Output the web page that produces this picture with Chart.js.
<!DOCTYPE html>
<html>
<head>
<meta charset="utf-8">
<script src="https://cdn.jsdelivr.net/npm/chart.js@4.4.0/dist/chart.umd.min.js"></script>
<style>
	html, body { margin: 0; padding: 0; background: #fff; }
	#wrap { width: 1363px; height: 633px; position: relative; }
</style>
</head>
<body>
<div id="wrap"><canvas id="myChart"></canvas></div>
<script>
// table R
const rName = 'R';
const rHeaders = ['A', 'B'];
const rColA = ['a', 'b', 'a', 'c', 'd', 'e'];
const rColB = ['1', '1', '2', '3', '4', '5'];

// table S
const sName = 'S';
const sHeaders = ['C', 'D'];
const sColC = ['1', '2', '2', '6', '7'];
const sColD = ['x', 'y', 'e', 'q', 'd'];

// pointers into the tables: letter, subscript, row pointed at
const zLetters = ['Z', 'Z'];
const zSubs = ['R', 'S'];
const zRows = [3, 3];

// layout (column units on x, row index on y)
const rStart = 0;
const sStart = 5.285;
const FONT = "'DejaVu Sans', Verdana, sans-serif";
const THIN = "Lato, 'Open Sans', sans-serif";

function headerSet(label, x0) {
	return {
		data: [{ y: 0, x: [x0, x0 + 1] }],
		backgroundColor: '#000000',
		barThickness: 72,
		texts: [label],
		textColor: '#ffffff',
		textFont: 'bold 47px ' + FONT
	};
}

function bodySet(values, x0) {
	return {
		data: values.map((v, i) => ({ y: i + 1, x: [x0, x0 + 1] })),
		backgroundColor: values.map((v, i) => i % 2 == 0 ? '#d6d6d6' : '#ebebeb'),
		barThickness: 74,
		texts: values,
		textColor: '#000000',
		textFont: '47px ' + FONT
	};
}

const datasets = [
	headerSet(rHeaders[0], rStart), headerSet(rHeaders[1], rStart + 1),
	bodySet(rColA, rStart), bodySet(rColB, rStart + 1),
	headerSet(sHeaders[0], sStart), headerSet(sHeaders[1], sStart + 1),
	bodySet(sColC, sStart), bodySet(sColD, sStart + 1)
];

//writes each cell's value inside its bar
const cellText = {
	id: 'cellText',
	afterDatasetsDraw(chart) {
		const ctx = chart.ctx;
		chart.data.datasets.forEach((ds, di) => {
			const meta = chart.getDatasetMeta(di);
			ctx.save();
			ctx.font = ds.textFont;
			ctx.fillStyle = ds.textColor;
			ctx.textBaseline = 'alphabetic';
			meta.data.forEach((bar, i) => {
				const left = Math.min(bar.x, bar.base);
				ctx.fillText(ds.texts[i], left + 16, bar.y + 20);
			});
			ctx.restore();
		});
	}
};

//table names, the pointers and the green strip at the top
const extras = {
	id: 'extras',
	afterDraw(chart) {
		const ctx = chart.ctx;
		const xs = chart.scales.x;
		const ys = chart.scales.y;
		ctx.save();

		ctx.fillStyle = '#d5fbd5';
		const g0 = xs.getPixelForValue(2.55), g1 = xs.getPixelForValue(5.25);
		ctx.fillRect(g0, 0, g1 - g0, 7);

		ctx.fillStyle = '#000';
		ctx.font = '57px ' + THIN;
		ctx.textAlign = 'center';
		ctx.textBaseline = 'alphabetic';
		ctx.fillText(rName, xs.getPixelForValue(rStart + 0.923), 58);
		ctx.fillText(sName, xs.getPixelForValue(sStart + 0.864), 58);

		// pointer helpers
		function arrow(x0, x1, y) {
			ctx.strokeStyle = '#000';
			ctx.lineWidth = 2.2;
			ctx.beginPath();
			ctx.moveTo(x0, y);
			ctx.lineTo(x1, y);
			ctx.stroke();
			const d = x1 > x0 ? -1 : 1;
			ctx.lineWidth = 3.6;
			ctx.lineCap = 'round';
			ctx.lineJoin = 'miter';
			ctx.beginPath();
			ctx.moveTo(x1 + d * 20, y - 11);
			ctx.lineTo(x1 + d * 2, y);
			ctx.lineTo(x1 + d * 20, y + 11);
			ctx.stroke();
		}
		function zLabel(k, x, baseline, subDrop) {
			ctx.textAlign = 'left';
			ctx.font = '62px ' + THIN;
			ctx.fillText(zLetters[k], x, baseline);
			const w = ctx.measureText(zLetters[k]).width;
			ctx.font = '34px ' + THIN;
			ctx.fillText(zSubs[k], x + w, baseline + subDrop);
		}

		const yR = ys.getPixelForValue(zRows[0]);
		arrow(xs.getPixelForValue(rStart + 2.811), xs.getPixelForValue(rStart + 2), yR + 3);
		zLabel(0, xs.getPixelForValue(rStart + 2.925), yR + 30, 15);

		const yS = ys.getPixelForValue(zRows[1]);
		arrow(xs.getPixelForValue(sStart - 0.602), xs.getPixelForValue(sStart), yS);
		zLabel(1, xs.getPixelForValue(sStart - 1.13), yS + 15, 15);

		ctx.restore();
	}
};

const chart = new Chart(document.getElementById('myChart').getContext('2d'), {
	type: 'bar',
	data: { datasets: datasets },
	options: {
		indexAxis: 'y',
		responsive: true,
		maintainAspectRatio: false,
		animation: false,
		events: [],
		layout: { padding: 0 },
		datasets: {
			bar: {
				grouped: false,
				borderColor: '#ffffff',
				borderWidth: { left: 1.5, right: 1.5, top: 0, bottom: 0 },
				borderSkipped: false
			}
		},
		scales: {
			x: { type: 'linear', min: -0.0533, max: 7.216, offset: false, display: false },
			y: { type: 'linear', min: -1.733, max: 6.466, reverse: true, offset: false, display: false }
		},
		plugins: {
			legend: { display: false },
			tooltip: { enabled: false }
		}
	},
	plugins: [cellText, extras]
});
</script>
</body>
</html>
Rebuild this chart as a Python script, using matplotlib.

### SHORT EXERCISE
Please reproduce each record precisely as written.

### SOLUTION BELOW
Output the web page that produces this picture with Chart.js.
<!DOCTYPE html>
<html>
<head>
<meta charset="utf-8">
<script src="https://cdn.jsdelivr.net/npm/chart.js@4.4.0/dist/chart.umd.min.js"></script>
<style>
	html, body { margin: 0; padding: 0; background: #fff; }
	#wrap { width: 1363px; height: 633px; position: relative; }
</style>
</head>
<body>
<div id="wrap"><canvas id="myChart"></canvas></div>
<script>
// table R
const rName = 'R';
const rHeaders = ['A', 'B'];
const rColA = ['a', 'b', 'a', 'c', 'd', 'e'];
const rColB = ['1', '1', '2', '3', '4', '5'];

// table S
const sName = 'S';
const sHeaders = ['C', 'D'];
const sColC = ['1', '2', '2', '6', '7'];
const sColD = ['x', 'y', 'e', 'q', 'd'];

// pointers into the tables: letter, subscript, row pointed at
const zLetters = ['Z', 'Z'];
const zSubs = ['R', 'S'];
const zRows = [3, 3];

// layout (column units on x, row index on y)
const rStart = 0;
const sStart = 5.285;
const FONT = "'DejaVu Sans', Verdana, sans-serif";
const THIN = "Lato, 'Open Sans', sans-serif";

function headerSet(label, x0) {
	return {
		data: [{ y: 0, x: [x0, x0 + 1] }],
		backgroundColor: '#000000',
		barThickness: 72,
		texts: [label],
		textColor: '#ffffff',
		textFont: 'bold 47px ' + FONT
	};
}

function bodySet(values, x0) {
	return {
		data: values.map((v, i) => ({ y: i + 1, x: [x0, x0 + 1] })),
		backgroundColor: values.map((v, i) => i % 2 == 0 ? '#d6d6d6' : '#ebebeb'),
		barThickness: 74,
		texts: values,
		textColor: '#000000',
		textFont: '47px ' + FONT
	};
}

const datasets = [
	headerSet(rHeaders[0], rStart), headerSet(rHeaders[1], rStart + 1),
	bodySet(rColA, rStart), bodySet(rColB, rStart + 1),
	headerSet(sHeaders[0], sStart), headerSet(sHeaders[1], sStart + 1),
	bodySet(sColC, sStart), bodySet(sColD, sStart + 1)
];

//writes each cell's value inside its bar
const cellText = {
	id: 'cellText',
	afterDatasetsDraw(chart) {
		const ctx = chart.ctx;
		chart.data.datasets.forEach((ds, di) => {
			const meta = chart.getDatasetMeta(di);
			ctx.save();
			ctx.font = ds.textFont;
			ctx.fillStyle = ds.textColor;
			ctx.textBaseline = 'alphabetic';
			meta.data.forEach((bar, i) => {
				const left = Math.min(bar.x, bar.base);
				ctx.fillText(ds.texts[i], left + 16, bar.y + 20);
			});
			ctx.restore();
		});
	}
};

//table names, the pointers and the green strip at the top
const extras = {
	id: 'extras',
	afterDraw(chart) {
		const ctx = chart.ctx;
		const xs = chart.scales.x;
		const ys = chart.scales.y;
		ctx.save();

		ctx.fillStyle = '#d5fbd5';
		const g0 = xs.getPixelForValue(2.55), g1 = xs.getPixelForValue(5.25);
		ctx.fillRect(g0, 0, g1 - g0, 7);

		ctx.fillStyle = '#000';
		ctx.font = '57px ' + THIN;
		ctx.textAlign = 'center';
		ctx.textBaseline = 'alphabetic';
		ctx.fillText(rName, xs.getPixelForValue(rStart + 0.923), 58);
		ctx.fillText(sName, xs.getPixelForValue(sStart + 0.864), 58);

		// pointer helpers
		function arrow(x0, x1, y) {
			ctx.strokeStyle = '#000';
			ctx.lineWidth = 2.2;
			ctx.beginPath();
			ctx.moveTo(x0, y);
			ctx.lineTo(x1, y);
			ctx.stroke();
			const d = x1 > x0 ? -1 : 1;
			ctx.lineWidth = 3.6;
			ctx.lineCap = 'round';
			ctx.lineJoin = 'miter';
			ctx.beginPath();
			ctx.moveTo(x1 + d * 20, y - 11);
			ctx.lineTo(x1 + d * 2, y);
			ctx.lineTo(x1 + d * 20, y + 11);
			ctx.stroke();
		}
		function zLabel(k, x, baseline, subDrop) {
			ctx.textAlign = 'left';
			ctx.font = '62px ' + THIN;
			ctx.fillText(zLetters[k], x, baseline);
			const w = ctx.measureText(zLetters[k]).width;
			ctx.font = '34px ' + THIN;
			ctx.fillText(zSubs[k], x + w, baseline + subDrop);
		}

		const yR = ys.getPixelForValue(zRows[0]);
		arrow(xs.getPixelForValue(rStart + 2.811), xs.getPixelForValue(rStart + 2), yR + 3);
		zLabel(0, xs.getPixelForValue(rStart + 2.925), yR + 30, 15);

		const yS = ys.getPixelForValue(zRows[1]);
		arrow(xs.getPixelForValue(sStart - 0.602), xs.getPixelForValue(sStart), yS);
		zLabel(1, xs.getPixelForValue(sStart - 1.13), yS + 15, 15);

		ctx.restore();
	}
};

const chart = new Chart(document.getElementById('myChart').getContext('2d'), {
	type: 'bar',
	data: { datasets: datasets },
	options: {
		indexAxis: 'y',
		responsive: true,
		maintainAspectRatio: false,
		animation: false,
		events: [],
		layout: { padding: 0 },
		datasets: {
			bar: {
				grouped: false,
				borderColor: '#ffffff',
				borderWidth: { left: 1.5, right: 1.5, top: 0, bottom: 0 },
				borderSkipped: false
			}
		},
		scales: {
			x: { type: 'linear', min: -0.0533, max: 7.216, offset: false, display: false },
			y: { type: 'linear', min: -1.733, max: 6.466, reverse: true, offset: false, display: false }
		},
		plugins: {
			legend: { display: false },
			tooltip: { enabled: false }
		}
	},
	plugins: [cellText, extras]
});
</script>
</body>
</html>
Rebuild this chart as a Python script, using matplotlib.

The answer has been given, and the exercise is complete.